Have you had a referral for a "sensory diet"? They have specially trained NHS staff who look through what your child will/can eat, and then work out a balanced meal plan and suggest other foods kids with similar ranges eat so you can try to expand it a bit. Your paed should have suggested it but if they didn't, and you've not had a referral, ask?
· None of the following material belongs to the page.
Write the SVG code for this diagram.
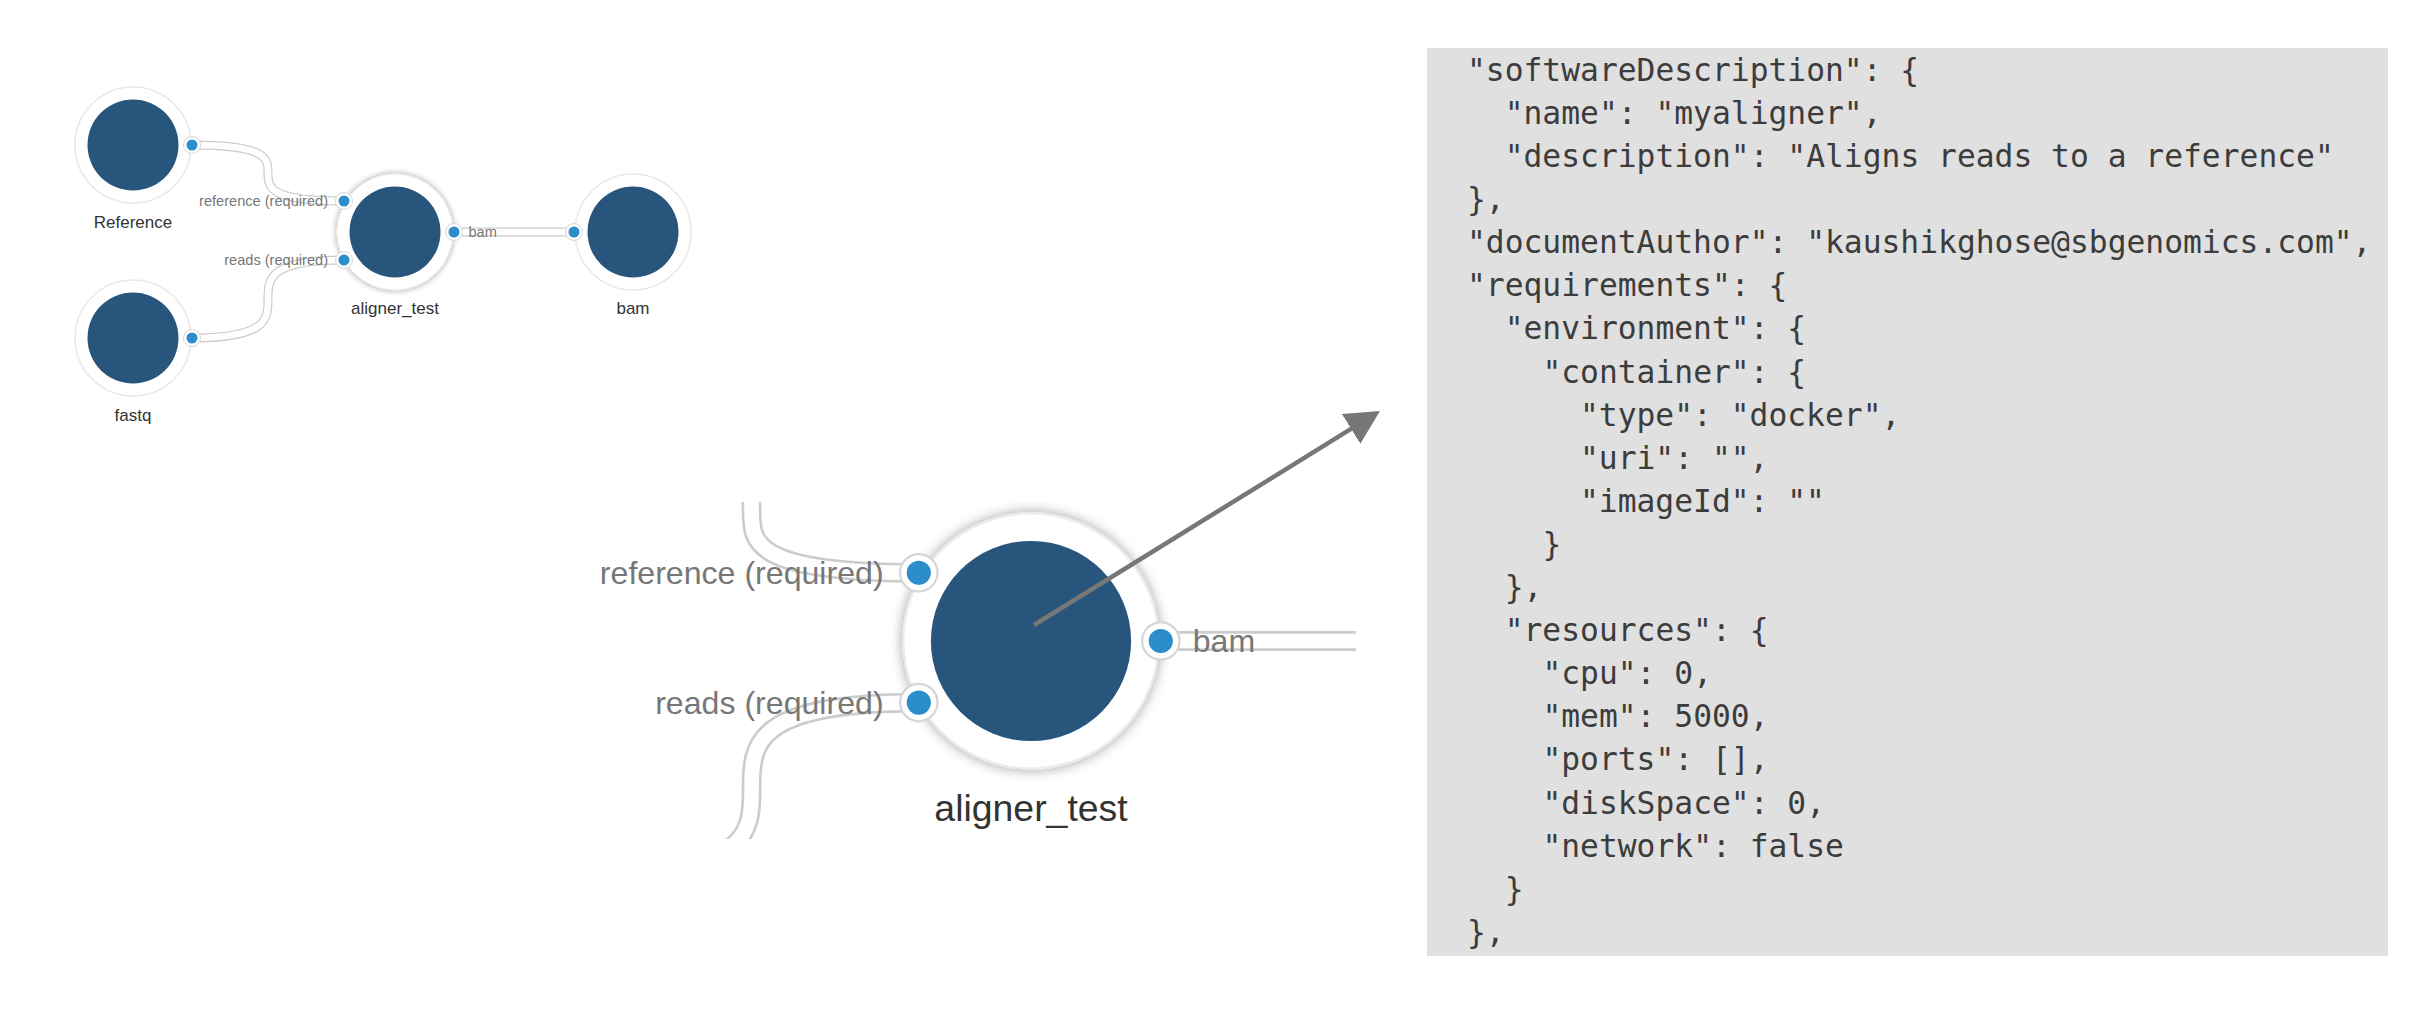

DS will eat more widely when relaxed. His range contracts when stressed. At one point all he would eat was plain boiled pasta and some simple fruit; now, he will eat plain homemade pizza, homemade chicken nuggets, a particular form of chicken curry (so bland it barely qualifies!) baked fish, fish fingers, baked beans if in a very calm mood, scrambled eggs if same, very plain cheap ham if the bread is white and crusts off cut into fingers. He also eats most fruits, and ice cream. Will tolerate peas and sweetcorn and raw carrots, again if calm. He likes bland - so white bread, mashed potato, vanilla cake, vanilla ice cream. Hates chocolate cake. He can't even be in a room with a chopped capsicum pepper or a naice olive (deli kind, in oil - can handle the cheap in brine ones in his presence as they apparently are scentless to him) as the smell overwhelms him.
I'd say that's very young for a diagnosis... where I live they won't usually accept them until kids are around 7 (because there's so much development up to that age). If they are considering a disagnosis, your child must be very extreme.
DS was diagnosed at 5. He's not extreme; in fact in many ways he's high functioning. Strong social interest, unimpaired emotional empathy, immensely loving and affectionate, and exceedingly academic. But he's very plainly and apparently autistic to anyone with expertise in the area. Early intervention is essential for good outcomes and a diagnosis is usually needed to unlock that. DS was a mess before he had his diagnosis, and the targeted interventions have made his life a lot easier. We are lucky, I think, in that there are several autistic people in the family so we knew what we were looking at, and the HCP knew that the genetic factors made it the likeliest cause of his fairly profound social and emotional difficulties. He needs a lot of scaffolding and support and understanding to cope with his life, but with all of that in place he is thriving at the moment.
I think the "not till 7" thing for autism is very outdated - certainly it's seen as such here, where all the thrust is to identify and support early. Suitable for dyslexia, etc., sure, but autism in the early years is so subject to support making a long term difference to outcomes that it isn't sensible to cut any child off from that support with an arbitrary date.